33. The method of claim 32, wherein the fixed contrast window size is selected to correspond to a face area of between about 1 cm² and about 10 cm².

34. The method of any one of claims 23 to 33, further including: applying a scaling factor to movement of the tracking feature in the video images in order to cause the display screen to proportionately move the cursor over the content.

35. The method of claim 34, further including: determining whether movement of the tracking feature in the video images is less than a predetermined minimum number of pixels over a predetermined time period or is greater than a predetermined maximum number of pixels over the predetermined time period; and increasing the scaling factor if the movement is less than the predetermined minimum number of pixels or decreasing the scaling factor is the movement is greater than the predetermined maximum number of pixels.

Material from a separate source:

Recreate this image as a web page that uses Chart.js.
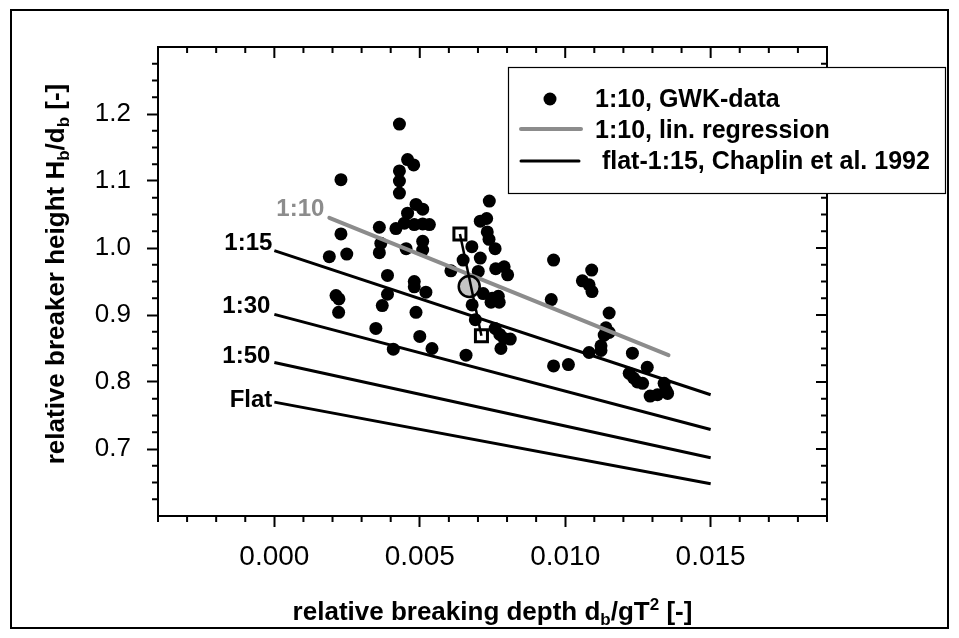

36. The method of any one of claims 23 to 35, further including: causing the display screen to statically display the cursor over the content for a first predetermined wait time after the tracking feature can no longer be identified in the video images.

37. The method of claim 36, further including: storing the tracking feature; and for a second predetermined wait time after the tracking feature can no longer be identified in the video images, attempting to determine the face and the tracking feature in the video images; wherein at least one of: the first predetermined wait time is between about 5 seconds and about 10 seconds; or the second predetermined wait time is between about 5 seconds and about 10 seconds.

38. The station of any one of claims 1 to 21, the system of claim 22 or the method of any one of claims 23 to 37, wherein the transit environment is an airport.

39. The steps, systems, devices, subsystems, features, integers, methods and/or processes disclosed herein or indicated in the specification of this application individually or collectively, and any and all combinations of two or more of said steps, systems, devices, subsystems, features, integers, methods and/or processes.